As for Animal Farm I think that it can be read without the political historical background as an allegory of what happens when people try to improve things with violence, the corruption of ideals and all that.
JCamilo
05-25-2008, 03:14 PM
Orwell is already falling into obscurity. He published more than 2 books you know, and how many people read them all? 4 of his 6 novels seem to already have gone the period piece walk, being only read by people studying Orwell, his 3 personal experience books also seem to be period pieces, and have disappeared with the period.
Err, Orwell journals are only published in Brazil for the first time in the last 5 years. Seems like his obscurity is basead in a very short sighted perception. One of the most popular programs today is Big Brother and the Matrix abused of Big Brotherism - The life of certains authors can be measured by the amount of "non reading" of his work despite how his popular his creations are. You are joking me, Melville is probally less read them Orwell and falling from non-reading periods to worshiping once or while. (Melville another great example of allegorist of specific events, and an immortal one). A Classic is not only a book that is read all the time, but one that once forgotten can come back.
Like all social political criticism, much of his work is dependent on the period.
Again? So is Victor Hugo or Voltaire and the Aeneid. They all really depends of the time and they are alive.
Your opinion of animal farm seems to be making it something that it is not.
Really? Either you point out what makes my opinion of Animal Farm to be what it is not or your generalizations are not building any argument.
Anyways, Virgil was once read a pre-cristian (In the georgicas they saw a prediction of jesus coming), Voltaire as democratic, etc. Misinterpretation is a fair game and a great reason for works living outside their time. And again, I have pointed that to you.
Orwell's personal politics seem to contradict your thoughts on Animal farm, and you are just pushing aspects of it into a pseudo-universal when they are quite specific.
Bah, As I pointed a book live outside the intentions of the author. Orwell Personal intentions have nothing to do with what kind use of the later generations do.

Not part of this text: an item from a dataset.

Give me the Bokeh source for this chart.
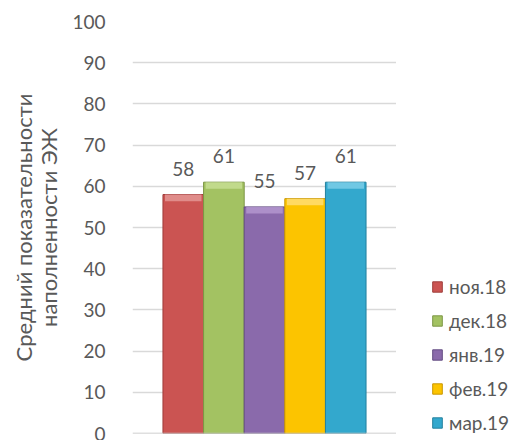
from bokeh.plotting import figure
from bokeh.layouts import row
from bokeh.models import FactorRange, ColumnDataSource, Span, FixedTicker
from bokeh.core.properties import value
from bokeh.embed import file_html
from bokeh.resources import INLINE

months = ["ноя.18", "дек.18", "янв.19", "фев.19", "мар.19"]
values = [58, 61, 55, 57, 61]
colors = ["#cb5452", "#a3c262", "#8a6aab", "#fcc400", "#33a8cd"]
dark = ["#9e3d3b", "#7c9645", "#634c82", "#c99600", "#23809e"]
light = ["#e59a98", "#c8e096", "#b59ad1", "#ffe07a", "#7fd0ea"]
yticks = [0, 10, 20, 30, 40, 50, 60, 70, 80, 90, 100]
ytitle = "Средний показательности\nнаполненности ЭЖ"

FONT = "Lato"
TXT = "#595959"

p = figure(width=396, height=440, output_backend="svg", toolbar_location=None,
           x_range=FactorRange(factors=months, range_padding=0.3),
           y_range=(0, 100),
           min_border_left=132, min_border_right=0, min_border_top=21, min_border_bottom=7)
p.outline_line_color = None
p.background_fill_color = "white"
p.border_fill_color = "white"

src = ColumnDataSource(dict(m=months, v=values, c=colors, d=dark, l=light,
                            lab=[str(v) for v in values],
                            vt=[v - 1.6 for v in values]))

p.xgrid.grid_line_color = None
p.ygrid.grid_line_color = "#d9d9d9"
p.ygrid.grid_line_width = 1.3
p.ygrid.ticker = FixedTicker(ticks=yticks)

bars = p.vbar(x="m", top="v", width=1.0, source=src, fill_color="c", line_color="d", line_width=1)
p.vbar(x="m", top="v", bottom="vt", width=0.9, source=src, fill_color="l", line_color=None, fill_alpha=0.8)

p.text(x="m", y="v", text="lab", source=src, text_align="center", text_baseline="alphabetic",
       y_offset=-26, text_font=value(FONT), text_font_size="19px", text_color=TXT)

p.add_layout(Span(location=0, dimension="width", line_color="#bfbfbf", line_width=1.5))

p.xaxis.visible = False
yax = p.yaxis[0]
yax.ticker = FixedTicker(ticks=yticks)
yax.axis_line_color = None
yax.major_tick_line_color = None
yax.minor_tick_line_color = None
yax.major_label_standoff = 21
yax.major_label_text_font = FONT
yax.major_label_text_font_size = "19px"
yax.major_label_text_color = TXT
yax.axis_label = ytitle
yax.axis_label_text_font = FONT
yax.axis_label_text_font_size = "22px"
yax.axis_label_text_font_style = "normal"
yax.axis_label_text_color = TXT
yax.axis_label_text_line_height = 0.95
yax.axis_label_standoff = 7

# legend panel
lg = figure(width=126, height=440, output_backend="svg", toolbar_location=None,
            x_range=(0, 1), y_range=(0, 1),
            min_border_left=0, min_border_right=0, min_border_top=0, min_border_bottom=0)
lg.outline_line_color = None
lg.axis.visible = False
lg.grid.visible = False
for i, m in enumerate(months):
    lg.vbar(x=[0.5], top=[values[i] / 100.0], width=0.1, fill_color=colors[i],
            line_color=dark[i], legend_label=m, visible=False)
leg = lg.legend[0]
leg.location = (35, -1)
leg.border_line_color = None
leg.background_fill_alpha = 0
leg.label_text_font = FONT
leg.label_text_font_size = "19px"
leg.label_text_color = TXT
leg.glyph_width = 12
leg.glyph_height = 13
leg.label_height = 20
leg.spacing = 11
leg.padding = 0
leg.margin = 0
leg.label_standoff = 6

layout = row(p, lg, spacing=0)
open("out.html", "w").write(file_html(layout, INLINE))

In fact I pointed to you how out of context Animal Farm is used, so either your understand that there is a difference between what I know Animal farm is and what I know what Animal farm perception is or your are running in circles and bitting your own tail. If one can make his own interpretation independant of the context, the historical context have no importance.
That's how I think your reading of Animal Farm is. You are taking your knowledge of history, and revolution, and projecting it onto the book in places that Orwell would not have even agreed with you. That reading then becomes a personal reading, and doesn't prove anything beyond that Animal Farm jogged some memories from your mind. Future readers will not have the same experiences, and therefore the work will say less to them.
I have no pointed a single personal interpretation of Animal farm. I have pointed others reading and there is where your argument fails - People misinteprete the Animal farm.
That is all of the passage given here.